Justice Clarence Thomas’s eye-catching February 25 dissent in a prison-beating case left one thing a bit unclear. Suppose that instead of just loosening a few of the handcuffed prisoner’s teeth and mussing up his face while their supervisor was admonishing them "not to have too much fun," the two Louisiana penitentiary guards had gotten a little bit rough.
Suppose that they had broken both his legs, or stretched him out on a medieval rack, or torn out his fingernails, or cut off his hand, Saudi-style, or locked him naked in a freezing room.
Would that be "cruel and unusual punishment"?

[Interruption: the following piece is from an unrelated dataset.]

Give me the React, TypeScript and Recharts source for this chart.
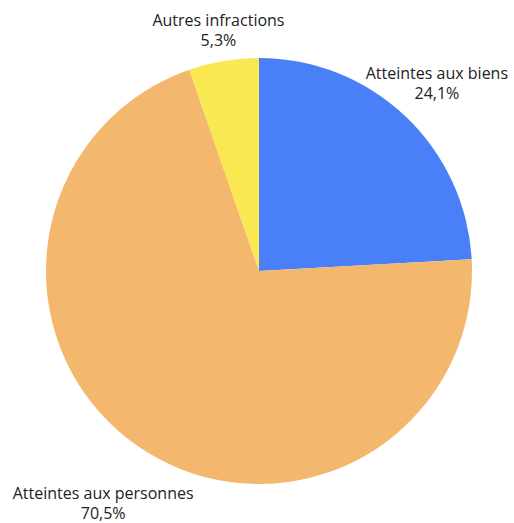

No way, Thomas and his ideological mentor Antonin Scalia seem at first to suggest in Hudson v. McMillian: The Eighth Amendment was conceived two centuries ago only as a protection against punishments meted out by judges and legislatures-not against anything done to a convict once arrived at prison.
As history, that may be plausible. As constitutional law for 1992, it’s hard to stomach.
Which is why Thomas and Scalia don’t really press the point. Instead, they premise most of thei dissent on narrower grounds, indicating that they might uphold Keith Hudson’s $800 damage aware if he had suffered "serious injury."
In doing so, they expose the flaw at the heart of the "originalist" jurisprudence of which Scalia and Robert Bork are the guru’s, Thomas is an awkward apprentice, Chief Justice William Rehnquist a dabbler, and Ed Meese was once mass-marketer:
Taken to its logical conclusions, originalism leads to results intolerable even to its most ardent expositors.
These results would include constitutional indifference not only to the torture of convicts, but also to most forms of racial discrimination, ranging from state-enforced segregation of black children (the norm when the 14th Amendment was adopted) to quotas that discriminate against white males.